- **Task**: Begin with the first line below and retype each line exactly through the line containing "568, 758, 790]". Any pictures are to be left out.

- **Given data**:
################

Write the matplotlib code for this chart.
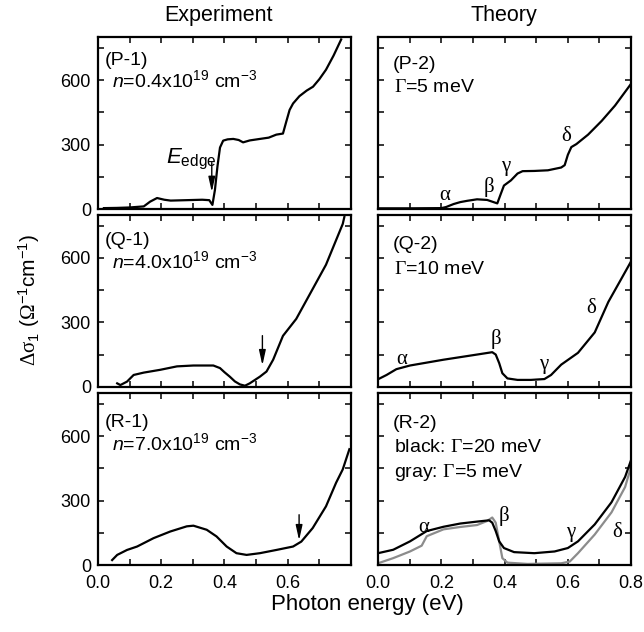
import matplotlib
matplotlib.use("Agg")
import matplotlib.pyplot as plt
from matplotlib.ticker import MultipleLocator

plt.rcParams['font.family'] = ['Liberation Sans', 'DejaVu Sans']
plt.rcParams['mathtext.fontset'] = 'custom'
plt.rcParams['mathtext.rm'] = 'Liberation Sans'
plt.rcParams['mathtext.it'] = 'Liberation Sans:italic'
plt.rcParams['mathtext.cal'] = 'Liberation Serif'

# ---- data ----
# (P-1) experiment, n=0.4e19
p1_x = [0.019, 0.06, 0.10, 0.145, 0.165, 0.187, 0.21, 0.23, 0.28, 0.33, 0.352, 0.362,
        0.370, 0.378, 0.386, 0.396, 0.41, 0.428, 0.445, 0.459, 0.48, 0.512, 0.54, 0.564,
        0.585, 0.595, 0.606, 0.617, 0.637, 0.66, 0.68, 0.70, 0.721, 0.745, 0.769]
p1_y = [5, 6, 8, 13, 35, 52, 44, 40, 42, 44, 42, 20,
        90, 200, 287, 319, 325, 327, 322, 311, 320, 327, 333, 347,
        352, 405, 462, 492, 526, 552, 570, 605, 649, 715, 790]

# (P-2) theory, Gamma=5 meV
p2_x = [0.0, 0.10, 0.20, 0.215, 0.239, 0.26, 0.282, 0.313, 0.345, 0.367, 0.377, 0.388,
        0.398, 0.42, 0.441, 0.457, 0.494, 0.537, 0.579, 0.59, 0.60, 0.611, 0.627, 0.664,
        0.707, 0.749, 0.80]
p2_y = [4, 4, 5, 10, 24, 33, 39, 46, 43, 32, 27, 71,
        110, 134, 166, 177, 178, 181, 194, 205, 253, 289, 303, 347,
        411, 482, 584]

# (Q-1) experiment, n=4.0e19
q1_x = [0.061, 0.071, 0.092, 0.113, 0.145, 0.197, 0.25, 0.302, 0.365, 0.386, 0.40,
        0.417, 0.433, 0.449, 0.465, 0.48, 0.512, 0.533, 0.554, 0.585, 0.627, 0.68,
        0.721, 0.774, 0.779]
q1_y = [16, 8, 24, 55, 66, 79, 95, 99, 99, 87, 68,
        47, 25, 11, 5, 16, 47, 71, 126, 237, 316, 458,
        568, 758, 790]

# (Q-2) theory, Gamma=10 meV
q2_x = [0.0, 0.027, 0.058, 0.101, 0.207, 0.313, 0.361, 0.372, 0.383, 0.393, 0.409,
        0.441, 0.483, 0.526, 0.547, 0.579, 0.632, 0.685, 0.728, 0.77, 0.80]
q2_y = [35, 55, 82, 99, 126, 150, 161, 150, 110, 63, 39,
        32, 32, 36, 55, 103, 158, 253, 395, 505, 584]

# (R-1) experiment, n=7.0e19
r1_x = [0.045, 0.061, 0.092, 0.124, 0.176, 0.229, 0.281, 0.302, 0.344, 0.375, 0.407,
        0.438, 0.47, 0.512, 0.564, 0.617, 0.643, 0.679, 0.721, 0.753, 0.774, 0.795]
r1_y = [23, 47, 70, 86, 125, 156, 180, 183, 164, 133, 86,
        55, 47, 55, 70, 86, 109, 172, 273, 383, 445, 539]

# (R-2) theory, black Gamma=20 meV, gray Gamma=5 meV
r2b_x = [0.0, 0.048, 0.101, 0.154, 0.207, 0.26, 0.313, 0.351, 0.361, 0.372, 0.383,
         0.398, 0.43, 0.494, 0.558, 0.60, 0.632, 0.685, 0.738, 0.781, 0.80]
r2b_y = [55, 71, 110, 158, 178, 193, 202, 208, 197, 158, 110,
         79, 60, 55, 63, 79, 110, 189, 292, 410, 489]
r2g_x = [0.0, 0.048, 0.101, 0.138, 0.154, 0.207, 0.26, 0.313, 0.345, 0.361, 0.372,
         0.383, 0.393, 0.409, 0.473, 0.579, 0.606, 0.632, 0.685, 0.738, 0.781, 0.80]
r2g_y = [8, 32, 63, 90, 134, 166, 177, 186, 205, 221, 197,
         110, 32, 11, 5, 8, 16, 55, 142, 245, 363, 458]

greek = ['α', 'β', 'γ', 'δ']
p2_greek_x = [0.212, 0.35, 0.404, 0.595]
p2_greek_y = [63, 103, 197, 340]
q2_greek_x = [0.074, 0.372, 0.524, 0.673]
q2_greek_y = [126, 221, 103, 363]
r2_greek_x = [0.143, 0.398, 0.61, 0.757]
r2_greek_y = [174, 229, 150, 150]

# arrows (x, tail y, tip y)
arrows_exp = [(0.36, 217, 80), (0.52, 238, 100), (0.636, 234, 115)]

fig = plt.figure(figsize=(6.44, 6.32), dpi=100)

lefts = [0.152, 0.587]
width = 0.393
bottoms = [0.669, 0.388, 0.106]
height = 0.272

axes = {}
for r, b in enumerate(bottoms):
    for c, l in enumerate(lefts):
        ax = fig.add_axes([l, b, width, height])
        ax.set_xlim(0, 0.8)
        ax.set_ylim(0, 800)
        ax.xaxis.set_minor_locator(MultipleLocator(0.1))
        ax.yaxis.set_minor_locator(MultipleLocator(150))
        ax.set_yticks([0, 300, 600], ['0', '300', '600'])
        if c == 0:
            ax.set_xticks([0.0, 0.2, 0.4, 0.6, 0.8], ['0.0', '0.2', '0.4', '0.6', ''])
        else:
            ax.set_xticks([0.0, 0.2, 0.4, 0.6, 0.8], ['0.0', '0.2', '0.4', '0.6', '0.8'])
        ax.tick_params(which='both', direction='in', top=True, right=True,
                       labelsize=13, width=1.1, length=4)
        ax.tick_params(axis='x', pad=7)
        ax.tick_params(axis='y', pad=5)
        for s in ax.spines.values():
            s.set_linewidth(1.6)
        if c == 1:
            ax.tick_params(labelleft=False)
        if r < 2:
            ax.tick_params(labelbottom=False)
        axes[(r, c)] = ax

lw = 1.6
axes[(0, 0)].plot(p1_x, p1_y, color='k', lw=lw)
axes[(0, 1)].plot(p2_x, p2_y, color='k', lw=lw)
axes[(1, 0)].plot(q1_x, q1_y, color='k', lw=lw)
axes[(1, 1)].plot(q2_x, q2_y, color='k', lw=lw)
axes[(2, 0)].plot(r1_x, r1_y, color='k', lw=lw)
axes[(2, 1)].plot(r2g_x, r2g_y, color='#8c8c8c', lw=lw)
axes[(2, 1)].plot(r2b_x, r2b_y, color='k', lw=lw)

# panel labels
tfs = 14
axes[(0, 0)].text(0.022, 690, '(P-1)', fontsize=tfs, va='center')
axes[(0, 0)].text(0.045, 600, '$n$=0.4x10$^{19}$ cm$^{-3}$', fontsize=tfs, va='center')
axes[(1, 0)].text(0.022, 680, '(Q-1)', fontsize=tfs, va='center')
axes[(1, 0)].text(0.045, 585, '$n$=4.0x10$^{19}$ cm$^{-3}$', fontsize=tfs, va='center')
axes[(2, 0)].text(0.022, 665, '(R-1)', fontsize=tfs, va='center')
axes[(2, 0)].text(0.045, 565, '$n$=7.0x10$^{19}$ cm$^{-3}$', fontsize=tfs, va='center')

axes[(0, 1)].text(0.045, 675, '(P-2)', fontsize=tfs, va='center')
axes[(0, 1)].text(0.05, 565, r'$\mathcal{\Gamma}$=5 meV', fontsize=tfs, va='center')
axes[(1, 1)].text(0.045, 660, '(Q-2)', fontsize=tfs, va='center')
axes[(1, 1)].text(0.05, 545, r'$\mathcal{\Gamma}$=10 meV', fontsize=tfs, va='center')
axes[(2, 1)].text(0.045, 660, '(R-2)', fontsize=tfs, va='center')
axes[(2, 1)].text(0.05, 545, r'black: $\mathcal{\Gamma}$=20 meV', fontsize=tfs, va='center')
axes[(2, 1)].text(0.05, 430, r'gray: $\mathcal{\Gamma}$=5 meV', fontsize=tfs, va='center')

for key, gx, gy in [((0, 1), p2_greek_x, p2_greek_y),
                    ((1, 1), q2_greek_x, q2_greek_y),
                    ((2, 1), r2_greek_x, r2_greek_y)]:
    for g, x, y in zip(greek, gx, gy):
        axes[key].text(x, y, g, fontsize=15, family='Liberation Serif',
                       ha='center', va='center')

# arrows on experimental panels
for r, (x, y0, y1) in enumerate(arrows_exp):
    axes[(r, 0)].annotate('', xy=(x, y1), xytext=(x, y0),
                          arrowprops=dict(arrowstyle='-|>,head_length=0.9,head_width=0.2',
                                          color='k', lw=1.0, shrinkA=0, shrinkB=0))
axes[(0, 0)].text(0.215, 232, r'$E_{\mathrm{edge}}$', fontsize=16, va='center')

fig.text(0.339, 0.976, 'Experiment', fontsize=15.5, ha='center', va='center')
fig.text(0.783, 0.976, 'Theory', fontsize=15.5, ha='center', va='center')
fig.text(0.57, 0.043, 'Photon energy (eV)', fontsize=16, ha='center', va='center')
fig.text(0.045, 0.525, r'$\mathcal{\Delta\sigma}_1$ ($\mathcal{\Omega}^{-1}$cm$^{-1}$)',
         fontsize=15, ha='center', va='center', rotation=90)

fig.savefig('out.png', dpi=100)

################

- **Solution to this task**:
Write the matplotlib code for this chart.
import matplotlib
matplotlib.use("Agg")
import matplotlib.pyplot as plt
from matplotlib.ticker import MultipleLocator

plt.rcParams['font.family'] = ['Liberation Sans', 'DejaVu Sans']
plt.rcParams['mathtext.fontset'] = 'custom'
plt.rcParams['mathtext.rm'] = 'Liberation Sans'
plt.rcParams['mathtext.it'] = 'Liberation Sans:italic'
plt.rcParams['mathtext.cal'] = 'Liberation Serif'

# ---- data ----
# (P-1) experiment, n=0.4e19
p1_x = [0.019, 0.06, 0.10, 0.145, 0.165, 0.187, 0.21, 0.23, 0.28, 0.33, 0.352, 0.362,
        0.370, 0.378, 0.386, 0.396, 0.41, 0.428, 0.445, 0.459, 0.48, 0.512, 0.54, 0.564,
        0.585, 0.595, 0.606, 0.617, 0.637, 0.66, 0.68, 0.70, 0.721, 0.745, 0.769]
p1_y = [5, 6, 8, 13, 35, 52, 44, 40, 42, 44, 42, 20,
        90, 200, 287, 319, 325, 327, 322, 311, 320, 327, 333, 347,
        352, 405, 462, 492, 526, 552, 570, 605, 649, 715, 790]

# (P-2) theory, Gamma=5 meV
p2_x = [0.0, 0.10, 0.20, 0.215, 0.239, 0.26, 0.282, 0.313, 0.345, 0.367, 0.377, 0.388,
        0.398, 0.42, 0.441, 0.457, 0.494, 0.537, 0.579, 0.59, 0.60, 0.611, 0.627, 0.664,
        0.707, 0.749, 0.80]
p2_y = [4, 4, 5, 10, 24, 33, 39, 46, 43, 32, 27, 71,
        110, 134, 166, 177, 178, 181, 194, 205, 253, 289, 303, 347,
        411, 482, 584]

# (Q-1) experiment, n=4.0e19
q1_x = [0.061, 0.071, 0.092, 0.113, 0.145, 0.197, 0.25, 0.302, 0.365, 0.386, 0.40,
        0.417, 0.433, 0.449, 0.465, 0.48, 0.512, 0.533, 0.554, 0.585, 0.627, 0.68,
        0.721, 0.774, 0.779]
q1_y = [16, 8, 24, 55, 66, 79, 95, 99, 99, 87, 68,
        47, 25, 11, 5, 16, 47, 71, 126, 237, 316, 458,
        568, 758, 790]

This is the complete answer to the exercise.